The best-managed construction projects have one thing in common long before work begins on site: they identify and address risk early.
Yet across the industry, design risk continues to be treated as something to resolve later in the process. It is often considered once planning permission has been secured, procurement is underway or construction is about to begin. By that point, opportunities to influence safer, more efficient and more cost-effective outcomes have already been reduced.
Design risk is not simply a health and safety exercise. It has a direct impact on programme, cost, buildability, long-term maintenance and operational performance. Managing it early creates better projects. Managing it late often means accepting compromise.
Design decisions shape everything that follows. Every construction project begins with a series of decisions that influence safety, cost, programme, procurement, maintenance and operational performance. Once designs become fixed, the ability to eliminate or reduce risk becomes increasingly limited. Changes become more complex, more expensive and more disruptive.
The Construction (Design and Management) Regulations place legal duties on clients, designers and Principal Designers to eliminate, reduce and control foreseeable risks. However, organisations that view design risk purely through the lens of compliance often miss its wider commercial value. Early design risk management can reduce redesign, improve programme certainty, minimise costly changes, improve buildability and reduce whole-life maintenance costs.
When design risk is considered late, projects often experience design revisions after tender, programme delays, contractor queries, variation costs, coordination issues and increased operational risk after handover.
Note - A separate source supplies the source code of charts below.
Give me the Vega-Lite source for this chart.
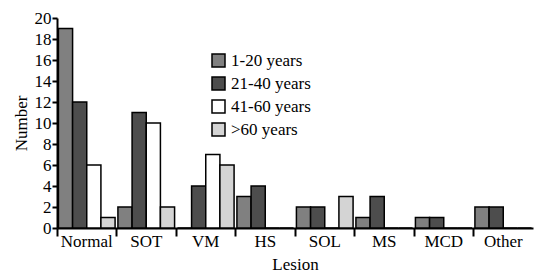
{
  "$schema": "https://vega.github.io/schema/vega-lite/v6.json",
  "autosize": {"type": "none"},
  "width": 476,
  "height": 210,
  "padding": {"left": 57, "top": 18, "right": 9, "bottom": 47},
  "background": "white",
  "config": {
    "view": {"stroke": null},
    "font": "Times New Roman, Liberation Serif, serif",
    "axis": {"labelFont": "Times New Roman, Liberation Serif, serif", "titleFont": "Times New Roman, Liberation Serif, serif", "labelColor": "black", "titleColor": "black", "domainColor": "black", "tickColor": "black", "titleFontWeight": "normal"},
    "legend": {"labelFont": "Times New Roman, Liberation Serif, serif"}
  },
  "data": {
    "values": [
      {"lesion": "Normal", "age": "1-20 years", "n": 19},
      {"lesion": "Normal", "age": "21-40 years", "n": 12},
      {"lesion": "Normal", "age": "41-60 years", "n": 6},
      {"lesion": "Normal", "age": ">60 years", "n": 1},
      {"lesion": "SOT", "age": "1-20 years", "n": 2},
      {"lesion": "SOT", "age": "21-40 years", "n": 11},
      {"lesion": "SOT", "age": "41-60 years", "n": 10},
      {"lesion": "SOT", "age": ">60 years", "n": 2},
      {"lesion": "VM", "age": "1-20 years", "n": 0},
      {"lesion": "VM", "age": "21-40 years", "n": 4},
      {"lesion": "VM", "age": "41-60 years", "n": 7},
      {"lesion": "VM", "age": ">60 years", "n": 6},
      {"lesion": "HS", "age": "1-20 years", "n": 3},
      {"lesion": "HS", "age": "21-40 years", "n": 4},
      {"lesion": "HS", "age": "41-60 years", "n": 0},
      {"lesion": "HS", "age": ">60 years", "n": 0},
      {"lesion": "SOL", "age": "1-20 years", "n": 2},
      {"lesion": "SOL", "age": "21-40 years", "n": 2},
      {"lesion": "SOL", "age": "41-60 years", "n": 0},
      {"lesion": "SOL", "age": ">60 years", "n": 3},
      {"lesion": "MS", "age": "1-20 years", "n": 1},
      {"lesion": "MS", "age": "21-40 years", "n": 3},
      {"lesion": "MS", "age": "41-60 years", "n": 0},
      {"lesion": "MS", "age": ">60 years", "n": 0},
      {"lesion": "MCD", "age": "1-20 years", "n": 1},
      {"lesion": "MCD", "age": "21-40 years", "n": 1},
      {"lesion": "MCD", "age": "41-60 years", "n": 0},
      {"lesion": "MCD", "age": ">60 years", "n": 0},
      {"lesion": "Other", "age": "1-20 years", "n": 2},
      {"lesion": "Other", "age": "21-40 years", "n": 2},
      {"lesion": "Other", "age": "41-60 years", "n": 0},
      {"lesion": "Other", "age": ">60 years", "n": 0}
    ]
  },
  "layer": [
    {
      "mark": {"type": "bar", "stroke": "black", "strokeWidth": 1.5},
      "encoding": {
        "x": {
          "field": "lesion", "type": "nominal",
          "sort": ["Normal", "SOT", "VM", "HS", "SOL", "MS", "MCD", "Other"],
          "scale": {"paddingInner": 0, "paddingOuter": 0},
          "axis": {"orient": "bottom", "title": "Lesion", "titleFontSize": 17, "titlePadding": 7, "labelFontSize": 17, "labelAngle": 0, "ticks": false, "labelPadding": 5, "domainWidth": 2}
        },
        "xOffset": {
          "field": "age", "type": "nominal",
          "sort": ["1-20 years", "21-40 years", "41-60 years", ">60 years"],
          "scale": {"paddingInner": 0, "paddingOuter": 0.1}
        },
        "y": {
          "field": "n", "type": "quantitative",
          "scale": {"domain": [0, 20]},
          "axis": {"title": "Number", "titleFontSize": 17, "titlePadding": 4, "labelFontSize": 17, "labelOverlap": false, "values": [0,2,4,6,8,10,12,14,16,18,20], "grid": false, "tickSize": 5, "tickWidth": 2, "domainWidth": 2, "labelPadding": 1}
        },
        "color": {
          "field": "age", "type": "nominal",
          "sort": ["1-20 years", "21-40 years", "41-60 years", ">60 years"],
          "scale": {"domain": ["1-20 years", "21-40 years", "41-60 years", ">60 years"], "range": ["#808080", "#4d4d4d", "#ffffff", "#d4d4d4"]},
          "legend": {
            "title": null, "orient": "none", "legendX": 153, "legendY": 34,
            "symbolType": "square", "symbolSize": 169, "labelFontSize": 17, "labelColor": "black",
            "rowPadding": 4, "labelOffset": 4, "symbolOpacity": 1,
            "encode": {"symbols": {"update": {"stroke": {"value": "black"}, "strokeWidth": {"value": 2}}}}
          }
        }
      }
    },
    {
      "mark": {"type": "tick", "opacity": 0},
      "encoding": {
        "x": {
          "field": "lesion", "type": "nominal",
          "sort": ["Normal", "SOT", "VM", "HS", "SOL", "MS", "MCD", "Other"],
          "axis": {"orient": "bottom", "title": null, "labels": false, "bandPosition": 0, "ticks": true, "tickSize": 8, "tickWidth": 2, "domain": false}
        }
      }
    }
  ],
  "resolve": {"axis": {"x": "independent"}}
}
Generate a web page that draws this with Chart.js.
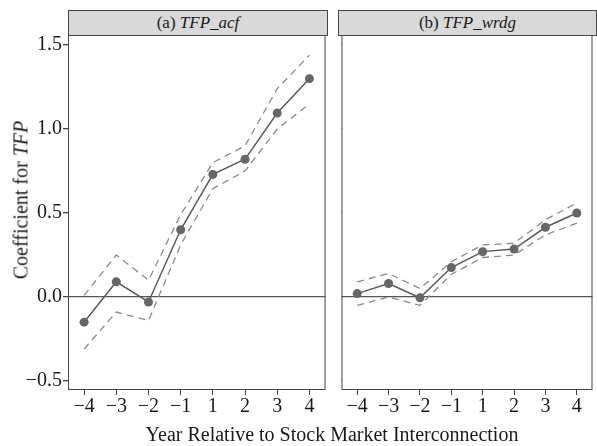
<!DOCTYPE html>
<html>
<head>
<meta charset="utf-8">
<script src="https://cdn.jsdelivr.net/npm/chart.js@4.4.1/dist/chart.umd.min.js"></script>
<style>
  body { margin: 0; background: #fff; }
  #wrap { position: relative; width: 597px; height: 446px; font-family: "Liberation Serif", "DejaVu Serif", serif; color: #1a1a1a; }
  canvas { position: absolute; }
  .strip { position: absolute; top: 10px; height: 24px; background: #d9d9d9; border: 1px solid #444; box-sizing: content-box;
           font-size: 17px; line-height: 24px; text-align: center; }
  #ytitle { position: absolute; left: 21px; top: 200px; transform: translate(-50%, -50%) rotate(-90deg); white-space: nowrap; font-size: 20px; }
  #xtitle { position: absolute; left: 332px; top: 434px; transform: translate(-50%, -50%); white-space: nowrap; font-size: 20px; }
</style>
</head>
<body>
<div id="wrap">
  <canvas id="left" width="330" height="425" style="left:0; top:0;"></canvas>
  <canvas id="right" width="260" height="425" style="left:337px; top:0;"></canvas>
  <div class="strip" style="left:68px; width:258px;">(a) <i>TFP_acf</i></div>
  <div class="strip" style="left:338px; width:257px;">(b) <i>TFP_wrdg</i></div>
  <div id="ytitle">Coefficient for <i>TFP</i></div>
  <div id="xtitle">Year Relative to Stock Market Interconnection</div>
</div>
<script>
const years = ["−4", "−3", "−2", "−1", "1", "2", "3", "4"];
const yTicks = [-0.5, 0, 0.5, 1.0, 1.5];

// panel (a) TFP_acf
const acfCoef = [-0.15, 0.09, -0.03, 0.40, 0.73, 0.82, 1.095, 1.30];
const acfUpper = [0.01, 0.25, 0.10, 0.49, 0.80, 0.90, 1.24, 1.44];
const acfLower = [-0.31, -0.09, -0.14, 0.31, 0.645, 0.75, 1.00, 1.15];

// panel (b) TFP_wrdg
const wrdgCoef = [0.02, 0.08, -0.005, 0.175, 0.27, 0.285, 0.415, 0.50];
const wrdgUpper = [0.09, 0.14, 0.05, 0.21, 0.31, 0.32, 0.46, 0.56];
const wrdgLower = [-0.05, 0.0, -0.05, 0.135, 0.235, 0.25, 0.37, 0.44];

const tickFont = { family: "'Liberation Serif', 'DejaVu Serif', serif", size: 20 };

// box around the plot area like the facet panel border
const panelBox = {
    id: "panelBox",
    afterDraw(chart) {
        const a = chart.chartArea;
        const ctx = chart.ctx;
        ctx.save();
        ctx.strokeStyle = "#444";
        ctx.lineWidth = 1;
        ctx.strokeRect(a.left + 0.5, a.top + 0.5, a.right - a.left - 1, a.bottom - a.top - 1);
        ctx.restore();
    },
};

function makePanel(id, coef, upper, lower, showY) {
    const dashed = (d) => ({
        data: d,
        borderColor: "#8a8a8a",
        borderWidth: 1.3,
        borderDash: [7, 5],
        pointRadius: 0,
        fill: false,
    });
    return new Chart(document.getElementById(id).getContext("2d"), {
        type: "line",
        data: {
            labels: years,
            datasets: [
                dashed(upper),
                dashed(lower),
                {
                    data: coef,
                    borderColor: "#5a5a5a",
                    borderWidth: 1.5,
                    pointRadius: 4.5,
                    pointBackgroundColor: "#666",
                    pointBorderWidth: 0,
                },
            ],
        },
        options: {
            responsive: false,
            animation: false,
            layout: { padding: { top: 35, right: showY ? 3 : 1, left: showY ? 0 : 1, bottom: 0 } },
            plugins: { legend: { display: false }, tooltip: { enabled: false } },
            scales: {
                x: {
                    offset: true,
                    grid: { display: true, drawOnChartArea: false, tickLength: 5, tickColor: "#444" },
                    border: { display: false },
                    ticks: { color: "#1a1a1a", font: tickFont, padding: 0, maxRotation: 0 },
                    afterFit: (s) => { s.height = 35; },
                },
                y: {
                    min: -0.554,
                    max: 1.56,
                    display: true,
                    afterBuildTicks: (s) => { s.ticks = yTicks.map((v) => ({ value: v })); },
                    grid: {
                        color: (c) => (c.tick && c.tick.value === 0 ? "#555" : "rgba(0,0,0,0)"),
                        lineWidth: 1.3,
                        tickLength: showY ? 5 : 0,
                        tickColor: "#444",
                    },
                    border: { display: false },
                    ticks: {
                        display: showY,
                        color: "#1a1a1a",
                        font: tickFont,
                        padding: 1,
                        callback: (v) => (v < 0 ? "−" + Math.abs(v).toFixed(1) : v.toFixed(1)),
                    },
                    afterFit: (s) => { s.width = showY ? 68 : 1; },
                },
            },
        },
        plugins: [panelBox],
    });
}

makePanel("left", acfCoef, acfUpper, acfLower, true);
makePanel("right", wrdgCoef, wrdgUpper, wrdgLower, false);
</script>
</body>
</html>
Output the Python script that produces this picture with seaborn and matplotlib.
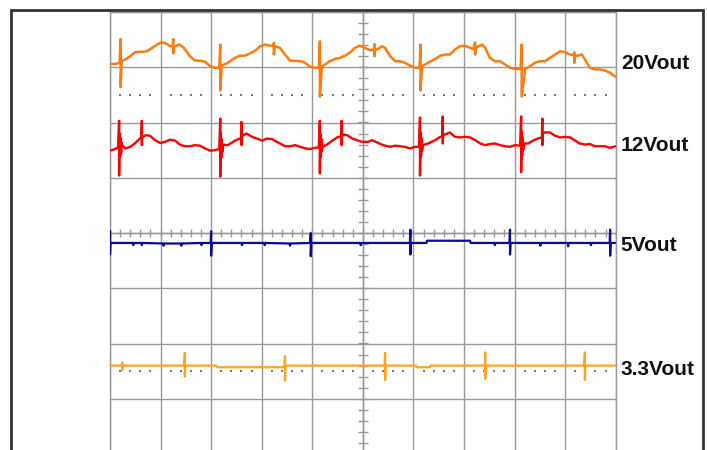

Many of these issues are avoidable when risk is addressed at the earliest stages.
Principal Designers add the greatest value during project inception, helping clients consider project objectives, site constraints, existing buildings, construction methodology, future maintenance and procurement strategy while options remain open.
Design risk does not exist in isolation. Structural decisions influence cost. Cost influences procurement. Procurement influences programme. Programme influences construction methodology, which in turn affects safety. These relationships require collaboration across Quantity Surveying, Project Management, Building Surveying and Principal Designer services.
Different sectors present different challenges. Education projects must manage occupied campuses. Healthcare and care environments require operational continuity. Industrial and logistics developments involve specialist processes. Distilleries, data centres, airport projects and public estate refurbishment each bring their own complex design risks. Regardless of sector, early collaboration consistently produces better outcomes.
At Doig + Smith, our Whole House approach brings together Quantity Surveyors, Project Managers, Building Surveyors and Principal Designers from the earliest stages of a project. This integrated approach supports better decision-making, reduces uncertainty and helps deliver safer, more efficient and more commercially successful projects.
The most successful projects do not simply spend more money. They make better decisions earlier. Design risk should form part of every strategic conversation from the outset, creating projects that are safer, more resilient and better prepared for long-term operation.